* **Data**:
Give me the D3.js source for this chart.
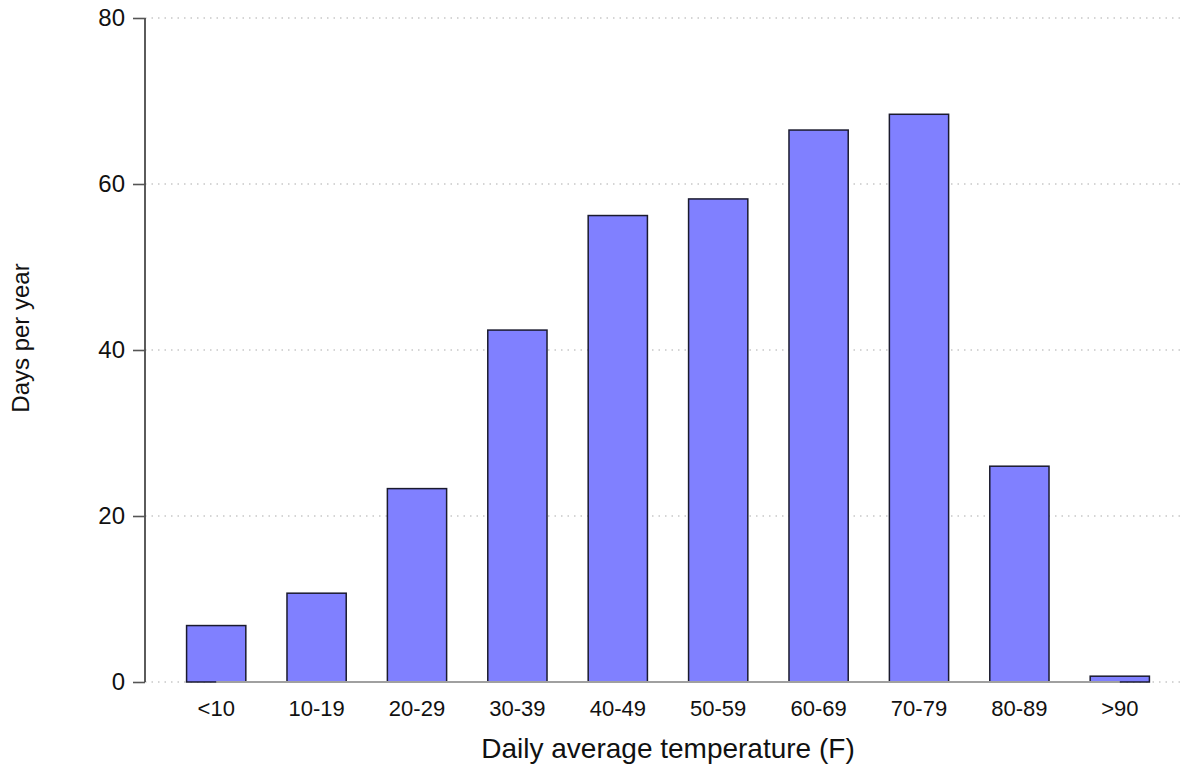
<!DOCTYPE html>
<html><head><meta charset="utf-8">
<script src="https://cdn.jsdelivr.net/npm/d3@7"></script>
<style>body{margin:0;background:#fff}svg{display:block}text{font-family:"Liberation Sans",Arial,sans-serif;fill:#111}</style>
</head><body>
<svg id="c" width="1188" height="769"></svg>
<script>
const categories = ["<10","10-19","20-29","30-39","40-49","50-59","60-69","70-79","80-89",">90"];
const values = [6.8, 10.7, 23.3, 42.4, 56.2, 58.2, 66.5, 68.4, 26.0, 0.7];
const yTicks = [0, 20, 40, 60, 80];

(function () {
const svg = d3.select("#c");
const mLeft = 145, mRight = 1184, mTop = 18, mBottom = 682;
const x = d3.scaleBand().domain(categories).range([166, 1170]).paddingInner(0.41).paddingOuter(0.205);
const y = d3.scaleLinear().domain([0, 80]).range([mBottom, mTop]);

// gridlines
svg.append("g").selectAll("line").data(yTicks).join("line")
  .attr("x1", mLeft).attr("x2", mRight).attr("y1", d => y(d)).attr("y2", d => y(d))
  .attr("stroke", "#c8c8c8").attr("stroke-width", 1.3).attr("stroke-dasharray", "1.5,5");

// bars
svg.append("g").selectAll("rect").data(values).join("rect")
  .attr("x", (d, i) => x(categories[i])).attr("width", x.bandwidth())
  .attr("y", d => y(d)).attr("height", d => y(0) - y(d))
  .attr("fill", "#8080ff").attr("stroke", "#1a1a2e").attr("stroke-width", 1.5);

// x axis line from first to last category centre
const c0 = x(categories[0]) + x.bandwidth() / 2, c1 = x(categories[categories.length - 1]) + x.bandwidth() / 2;
svg.append("line").attr("x1", c0).attr("x2", c1).attr("y1", mBottom).attr("y2", mBottom)
  .attr("stroke", "#a0a0a0").attr("stroke-width", 2);

// y axis
const yAxis = d3.axisLeft(y).tickValues(yTicks).tickSize(12).tickPadding(8);
const gy = svg.append("g").attr("transform", `translate(${mLeft},0)`).call(yAxis);
gy.select(".domain").attr("stroke", "#333").attr("stroke-width", 1.6).attr("d", `M0,${mTop}V${mBottom}`);
gy.selectAll(".tick line").attr("stroke", "#555").attr("stroke-width", 1.6);
gy.selectAll(".tick text").style("font-size", "24px").attr("fill", "#111").attr("font-family", '"Liberation Sans",Arial,sans-serif');

// x labels
const xAxis = d3.axisBottom(x).tickSize(0).tickPadding(18);
const gx = svg.append("g").attr("transform", `translate(0,${mBottom})`).call(xAxis);
gx.select(".domain").remove();
gx.selectAll(".tick text").style("font-size", "22px").attr("fill", "#111").attr("font-family", '"Liberation Sans",Arial,sans-serif');

// titles
svg.append("text").attr("x", 668).attr("y", 758).attr("text-anchor", "middle").style("font-size", "28px").text("Daily average temperature (F)");
svg.append("text").attr("transform", "translate(29,338) rotate(-90)").attr("text-anchor", "middle").style("font-size", "24px").text("Days per year");
})();
</script>
</body></html>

* **What the task requires**:
Repeat the listing in full and exactly. Do not include any images.

* **The solution**:
Give me the D3.js source for this chart.
<!DOCTYPE html>
<html><head><meta charset="utf-8">
<script src="https://cdn.jsdelivr.net/npm/d3@7"></script>
<style>body{margin:0;background:#fff}svg{display:block}text{font-family:"Liberation Sans",Arial,sans-serif;fill:#111}</style>
</head><body>
<svg id="c" width="1188" height="769"></svg>
<script>
const categories = ["<10","10-19","20-29","30-39","40-49","50-59","60-69","70-79","80-89",">90"];
const values = [6.8, 10.7, 23.3, 42.4, 56.2, 58.2, 66.5, 68.4, 26.0, 0.7];
const yTicks = [0, 20, 40, 60, 80];

(function () {
const svg = d3.select("#c");
const mLeft = 145, mRight = 1184, mTop = 18, mBottom = 682;
const x = d3.scaleBand().domain(categories).range([166, 1170]).paddingInner(0.41).paddingOuter(0.205);
const y = d3.scaleLinear().domain([0, 80]).range([mBottom, mTop]);

// gridlines
svg.append("g").selectAll("line").data(yTicks).join("line")
  .attr("x1", mLeft).attr("x2", mRight).attr("y1", d => y(d)).attr("y2", d => y(d))
  .attr("stroke", "#c8c8c8").attr("stroke-width", 1.3).attr("stroke-dasharray", "1.5,5");

// bars
svg.append("g").selectAll("rect").data(values).join("rect")
  .attr("x", (d, i) => x(categories[i])).attr("width", x.bandwidth())
  .attr("y", d => y(d)).attr("height", d => y(0) - y(d))
  .attr("fill", "#8080ff").attr("stroke", "#1a1a2e").attr("stroke-width", 1.5);

// x axis line from first to last category centre
const c0 = x(categories[0]) + x.bandwidth() / 2, c1 = x(categories[categories.length - 1]) + x.bandwidth() / 2;
svg.append("line").attr("x1", c0).attr("x2", c1).attr("y1", mBottom).attr("y2", mBottom)
  .attr("stroke", "#a0a0a0").attr("stroke-width", 2);

// y axis
const yAxis = d3.axisLeft(y).tickValues(yTicks).tickSize(12).tickPadding(8);
const gy = svg.append("g").attr("transform", `translate(${mLeft},0)`).call(yAxis);
gy.select(".domain").attr("stroke", "#333").attr("stroke-width", 1.6).attr("d", `M0,${mTop}V${mBottom}`);
gy.selectAll(".tick line").attr("stroke", "#555").attr("stroke-width", 1.6);
gy.selectAll(".tick text").style("font-size", "24px").attr("fill", "#111").attr("font-family", '"Liberation Sans",Arial,sans-serif');

// x labels
const xAxis = d3.axisBottom(x).tickSize(0).tickPadding(18);
const gx = svg.append("g").attr("transform", `translate(0,${mBottom})`).call(xAxis);
gx.select(".domain").remove();
gx.selectAll(".tick text").style("font-size", "22px").attr("fill", "#111").attr("font-family", '"Liberation Sans",Arial,sans-serif');

// titles
svg.append("text").attr("x", 668).attr("y", 758).attr("text-anchor", "middle").style("font-size", "28px").text("Daily average temperature (F)");
svg.append("text").attr("transform", "translate(29,338) rotate(-90)").attr("text-anchor", "middle").style("font-size", "24px").text("Days per year");
})();
</script>
</body></html>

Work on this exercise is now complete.